La France demeure le premier consommateur de cannabis en Europe. Les politiques semblent impuissants, les policiers sont quotidiennement mis en danger dans le cadre de la lutte contre le trafic. Il est temps d'arrêter l'hypocrisie. Et si Emmanuel Macron osait enfin être « disruptif » en entérinant la légalisation ?
Éric Masson l’a payé de sa vie. Le mercredi 5 mai, le brigadier de 36 ans, père de deux petites filles, a été tué lors d’un contrôle autour d’un point de deal. Le trafic de cannabis ne pourrit plus seulement la vie de quartiers entiers, il met en danger des policiers pour qui chaque mission, même la plus anodine, peut tourner au drame. Les chiffres sont effarants. La France est le premier consommateur en Europe, et quelque 240 000 personnes interviennent dans ce trafic, de la tête de réseau au petit guetteur occasionnel.
Depuis des décennies, les politiques semblent impuissants, dépassés. De ceux qui appellent à l’intervention de l’armée à ceux qui, comme l’actuel gouvernement, expérimentent une amende unique à 200 € pour désengorger les tribunaux. Un train de retard, et la gangrène qui s’installe. Qui gagne tous les membres du corps social. Quel message peut porter la République quand la méritocratie est piétinée au pied de chaque immeuble et qu’un gamin de 11 ans gagne en quelques heures ce que son frère ou son père ne peut gagner par son travail et ses diplômes ? Quand une loi est bafouée quotidiennement, aussi bien par des jeunes défavorisés que par des petits-bourgeois qui s’encanaillent et se moquent comme d’une guigne d’entretenir un trafic et d’enrichir des ordures, c’est l’idée même de loi qui est fragilisée.
LE « PÉTARD » N'A RIEN DE FESTIF
Le vieux slogan des années 1980 repris par Gérald Darmanin, « la drogue, c’est de la merde » suffit-il à clore toute discussion ? Depuis vingt ans, chaque ministre de l’Intérieur prétend amplifier la « lutte contre les trafics ». Sans le moindre résultat probant, mais en mobilisant les forces de l’ordre comme on leur demanderait de vider l’océan avec une petite cuiller.
Évidemment, tout discours qui consiste à minimiser le danger que constitue le cannabis est totalement irresponsable.
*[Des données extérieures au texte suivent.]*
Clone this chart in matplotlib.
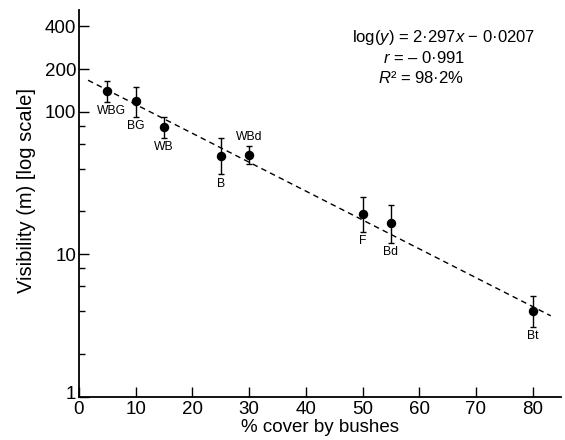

N’en déplaise à Daniel Cohn-Bendit, le « pétard » n’a rien de festif. Il grille des neurones et entraîne chez beaucoup de jeunes une dépendance psychologique associée à une perte de volonté et des troubles de la concentration. Sans parler de ceux chez qui il déclenche dépression ou schizophrénie. Mais justement. Quelle prévention contre ces risques ? Quelle information auprès des jeunes ? Aucune, ou si peu, puisque c’est interdit et qu’ils ne sont pas censés en consommer.
LE STATU QUO N'EST PLUS TENABLE
Deux députés LREM, Caroline Janvier et Jean-Baptiste Moreau, ont tenté récemment de proposer un débat sur une légalisation avec filière d’État, en s’appuyant sur un rapport fouillé, fruit de centaines d’auditions. Fin de non-recevoir de l’exécutif. L’idée que le statu quo n’est tout simplement plus tenable semble pourtant progresser. Et, sans afficher des certitudes – bien présomptueuses sur un tel sujet –, il serait temps d’innover. D’être « disruptif » pour reprendre le mot cher à Emmanuel Macron, ce président dont on peine à savoir si son conservatisme en la matière tient à des convictions solides ou à une absence totale de conviction et d’intérêt pour un problème pourtant majeur.
Une légalisation (et non une dépénalisation, parfaitement inutile et qui maintiendrait le statu quo) avec monopole d’État aurait des conséquences vertigineuses. La première, sans doute : un immense coup de pied dans la fourmilière des banlieues. Le politique, enfin, cesserait d’acheter la paix sociale. Allons même plus loin : les gouvernants, au pied du mur, devraient enfin se demander comment faire vivre ces banlieues, comment y créer de l’emploi, comment offrir à leurs habitants un avenir dans la République. Rien que pour cela, pour ce coup d’arrêt à l’hypocrisie magistrale qui gangrène la France, il serait temps d’y réfléchir.